Article in Press
Gregory T. Everson,Karen D. Sims,Maribel Rodriguez-Torres,Christophe Hézode,Eric Lawitz,Marc Bourlière,Veronique Loustaud-Ratti, Vinod Rustgi,Howard Schwartz,Harvey Tatum,Patrick Marcellin,Stanislas Pol,Paul J. Thuluvath,Timothy Eley,Xiaodong Wang,Shu-Pang Huang,Fiona McPhee,Megan Wind-Rotolo,Ellen Chung,Claudio Pasquinelli,Dennis M. Grasela,David F. Gardiner
Received 22 August 2013; received in revised form 21 October 2013; accepted 26 October 2013. published online 01 November 2013.
Background & Aims
The combination of peginterferon and ribavirin with telaprevir or boceprevir is the standard treatment of hepatitis C virus (HCV) genotype 1 infection. However, these drugs are not well tolerated, producing side effects and suboptimal virologic responses. In a phase 2a, open-label study, we examined safety and efficacy of an interferon-free, ribavirin-free regimen of direct-acting antivirals, comprising daclatasvir (an NS5A replication complex inhibitor), asunaprevir (an NS3 protease inhibitor), and BMS-791325 (a non-nucleoside NS5B inhibitor), in patients with chronic HCV infection.

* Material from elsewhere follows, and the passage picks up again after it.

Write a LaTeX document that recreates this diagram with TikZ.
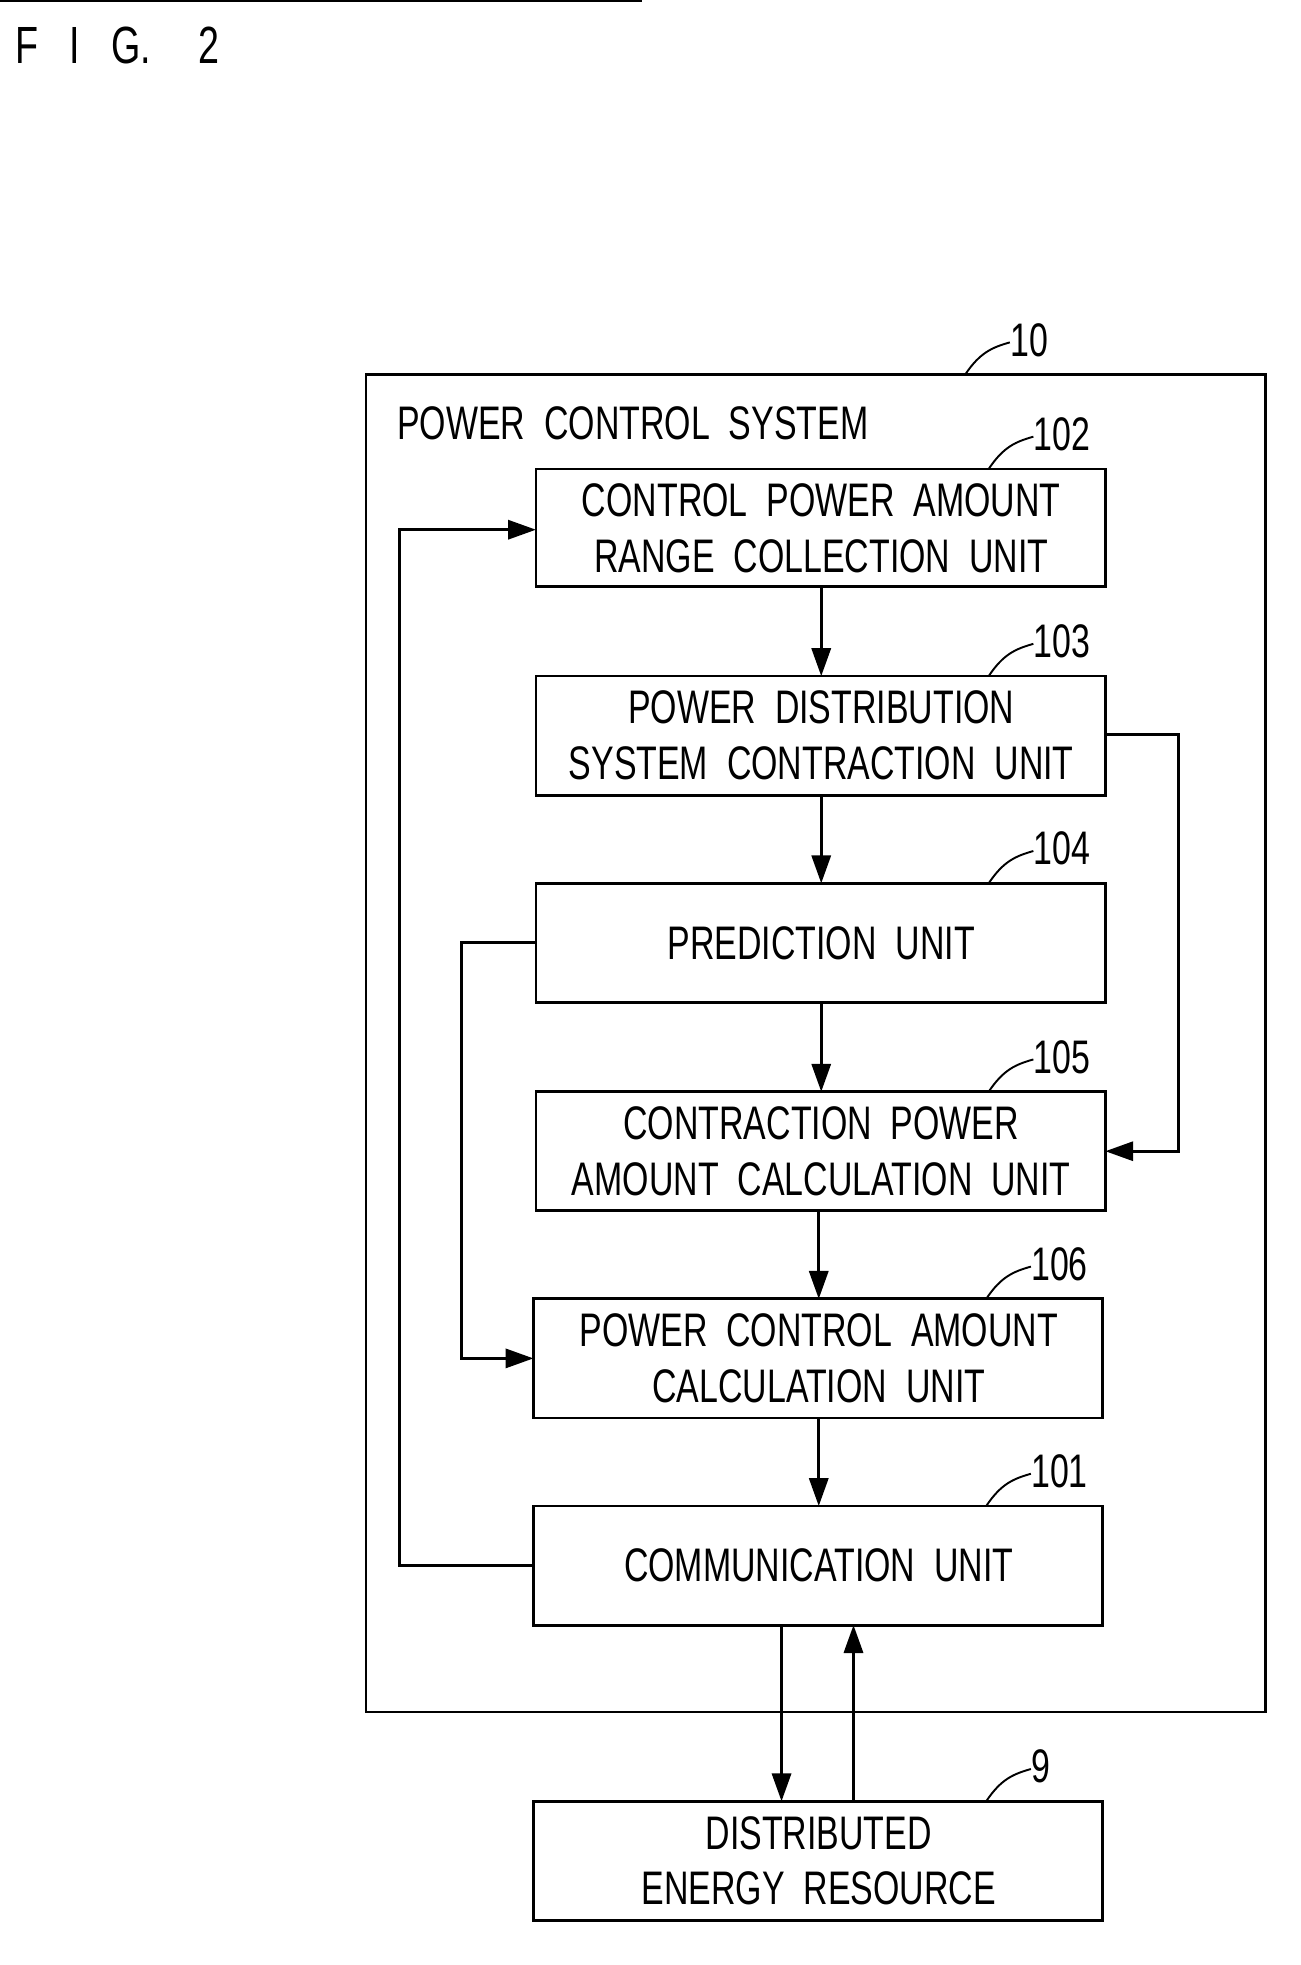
\documentclass[tikz,border=0pt]{standalone}
\usepackage{fontspec}
\setmainfont{Liberation Sans}[FakeStretch=0.72]
\usetikzlibrary{arrows.meta}
\begin{document}
\begin{tikzpicture}[x=0.025cm,y=-0.025cm,
  box/.style={draw,line width=1.6pt,inner sep=0pt},
  txt/.style={font=\fontsize{27}{32}\selectfont,align=center,inner sep=0pt},
  lbl/.style={font=\fontsize{27}{32}\selectfont,inner sep=0pt,anchor=west},
  ar/.style={line width=1.6pt,-{Triangle[length=16pt,width=11pt]}},
  ln/.style={line width=1.6pt},
  lead/.style={line width=1.1pt}]
\useasboundingbox (0,0) rectangle (1048,1584);
\node[anchor=west,inner sep=0pt,font=\fontsize{30}{34}\selectfont] (fig) at (12,37) {F\hspace{0.6em}I\hspace{0.6em}G.\hspace{0.9em}2};
\draw[box] (295,302) rectangle (1020,1380);
\node[lbl] (t10) at (320,341) {POWER\ \ CONTROL\ \ SYSTEM};
\node[box,minimum width=459\pgflinewidth] at (0,0) {}; 
\coordinate (dummy) at (0,0);
% boxes
\path (432,378) coordinate (a1) (891,473) coordinate (a2);
\draw[box] (a1) rectangle (a2);
\node[txt] (b102) at (662,426) {CONTROL\ \ POWER\ \ AMOUNT\\RANGE\ \ COLLECTION\ \ UNIT};
\draw[box] (432,545) rectangle (891,641);
\node[txt] (b103) at (662,593) {POWER\ \ DISTRIBUTION\\SYSTEM\ \ CONTRACTION\ \ UNIT};
\draw[box] (432,712) rectangle (891,808);
\node[txt] (b104) at (662,760) {PREDICTION\ \ UNIT};
\draw[box] (432,880) rectangle (891,976);
\node[txt] (b105) at (662,928) {CONTRACTION\ \ POWER\\AMOUNT\ \ CALCULATION\ \ UNIT};
\draw[box] (430,1047) rectangle (889,1143);
\node[txt] (b106) at (660,1095) {POWER\ \ CONTROL\ \ AMOUNT\\CALCULATION\ \ UNIT};
\draw[box] (430,1214) rectangle (889,1310);
\node[txt] (b101) at (660,1262) {COMMUNICATION\ \ UNIT};
\draw[box] (430,1452) rectangle (889,1548);
\node[txt] (b9) at (660,1500) {DISTRIBUTED\\ENERGY\ \ RESOURCE};
% vertical arrows
\draw[ar] (662,473) -- (662,545);
\draw[ar] (662,641) -- (662,712);
\draw[ar] (662,808) -- (662,880);
\draw[ar] (660,976) -- (660,1047);
\draw[ar] (660,1143) -- (660,1214);
\draw[ar] (630,1310) -- (630,1452);
\draw[ar] (688,1452) -- (688,1310);
% loops
\draw[ar] (430,1262) -- (322,1262) -- (322,427) -- (432,427);
\draw[ar] (432,760) -- (372,760) -- (372,1095) -- (430,1095);
\draw[ar] (891,592) -- (950,592) -- (950,928) -- (891,928);
% leaders
\foreach \x/\y/\t in {778/302/10,797/378/102,797/545/103,797/712/104,797/880/105,795/1047/106,795/1214/101,795/1452/9}{
  \draw[lead] (\x,\y) .. controls (\x+12,\y-18) and (\x+22,\y-22) .. (\x+36,\y-26);
  \node[lbl] at (\x+36,\y-28) {\t};
}
\end{tikzpicture}
\end{document}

We analyzed data on 66 treatment-naive patients with HCV genotype 1 infection without cirrhosis who were randomly assigned to groups given daclatasvir (60 mg, once daily), asunaprevir (200 mg, twice daily), and BMS-791325 (75 or 150 mg, twice daily) for 12 or 24 weeks. The primary endpoint was HCV RNA <25 IU/mL at 12 weeks after treatment (SVR12).
In 64 patients, levels of HCV RNA were <25 IU/mL by week 4 of treatment (including 48/49 patients with HCV genotype 1a infection and 45/46 patients with the non-CC IL28B genotype). Sixty-one patients (92%) achieved SVR12, based on a modified intention-to-treat analysis. Virologic responses were similar between 12 and 24 weeks of treatment. During the study, 2 patients experienced viral breakthrough and 1 patient relapsed. There were no grade 3–4 increases in levels of alanine or aspartate aminotransferase or bilirubin; there were no deaths or discontinuations due to serious adverse events or adverse events related to the treatment regimen. The most common adverse events were headache, asthenia, and gastrointestinal symptoms.
In a phase 2a study, the all-oral, interferon- and ribavirin-free regimen of daclatasvir, asunaprevir, and BMS-791325 was well tolerated and achieved high rates of SVR12 in patients with HCV genotype 1 infection. Further studies of this regimen are warranted.